I am kinda new here a little about me. I had a great day today It was beautiful outside. I have 5 buffalo hides that I have been working on. Got 2 almost finished to find a home for. They are so soft I dont want them to leave. I often find my self wishing I could keep all of my work. But thats what camara's and memmories are made for. I want to keep one for the winter time to use as a blanket they would be soo warm. Taxidermy & tanning is something I love to do and I am very blessed to be able to do what I love. I started doing taxidermy & tanning at the early age of just 9. My cat brought me a mole so I mounted it. Funny that after a family pet passed I wanted to bring him back to life for a boyfriend at the age of 16. Pet taxidermy is theropy to some. Only did one pet. However some may say that its freaky I looked at it differently I guess. A dog is kinda like a coyote. My boyfriend at the time didnt look at it like I did. and didnt talk to me for a while either. lol That was many years ago. I have a good bit of hides,furs and pelts now and mounts love exotics and all I am about to do my first turkey mount would also like to try fish soon. I hope to make some friends here at the preditor.


----------



## schben71 (Feb 17, 2010)

Wow!
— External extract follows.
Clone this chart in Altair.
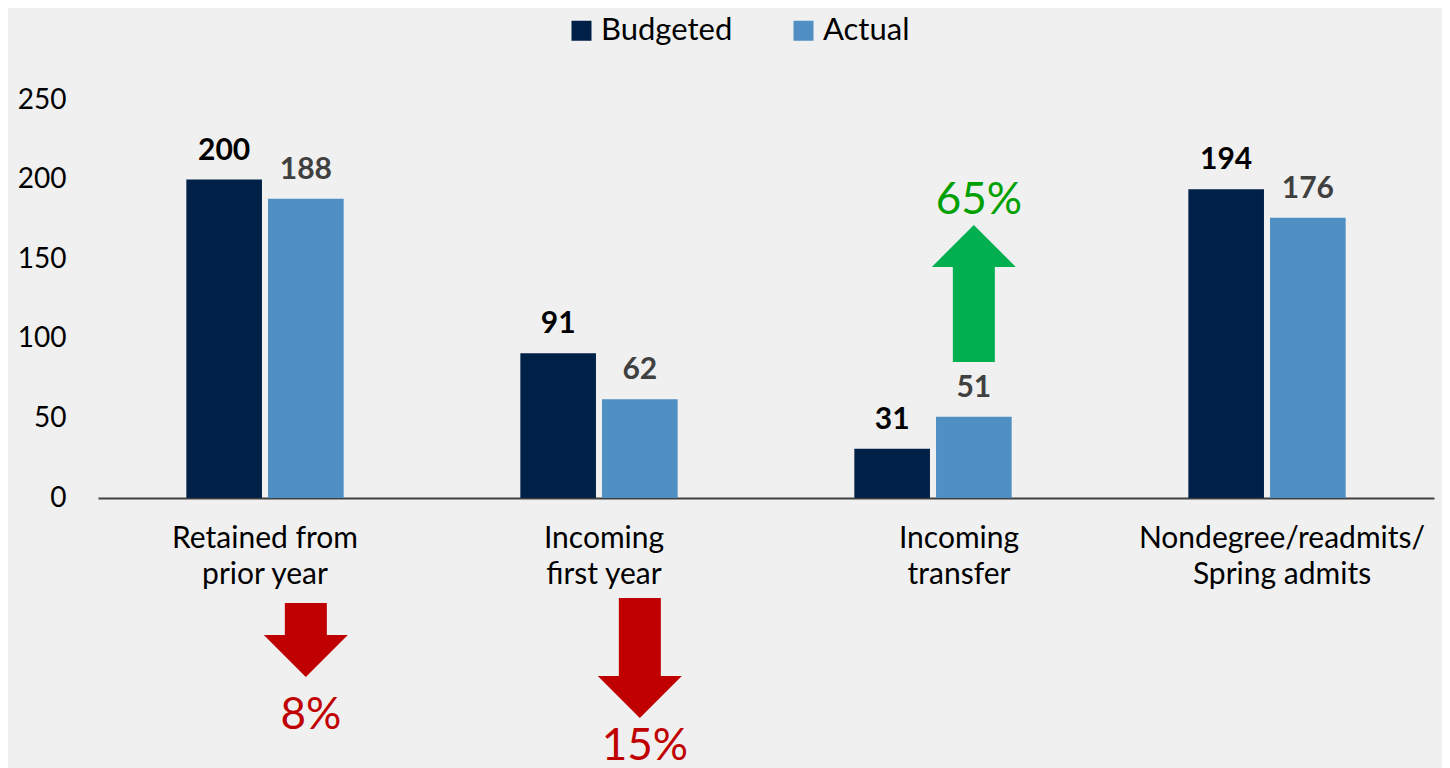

Your a one in a kind girl. Its nice to see your enthusiasm.


----------



## COYOTE JOE (Feb 27, 2010)

How much for the hide


----------



## youngdon (Mar 10, 2010)

I agree that it is nice to see your enthusiasm. These are good people on this site and there is not a bunch of testosterone flying around.


----------



## El Gato Loco (Jan 15, 2010)

youngdon said:


> These are good people on this site and *there is not a bunch of testosterone flying around*.


Speak for yourself!!!


----------



## catcapper (Feb 11, 2010)

Yeah---What Chris said-------------------Welcome aboard from the Rocky Mountains tepeetaxi.


----------



## bar-d (Feb 3, 2010)

I am getting a little long in the tooth for flying testosterone. Mine just kinda saunters around. Welcome to the site.


----------



## youngdon (Mar 10, 2010)

Chris Miller said:


> Speak for yourself!!!


Sorry man but I saw the PINK gun you were trying to sell. And the seed packets with peace signs ?? Were they rainbow colored too! LOL
I apologize Brenda for hijacking your thread.


----------



## Bigdrowdy1 (Jan 29, 2010)

Welcome do you sell the hides or do them for people? Hope you enjoy the site. Like others said there is some good people here.


----------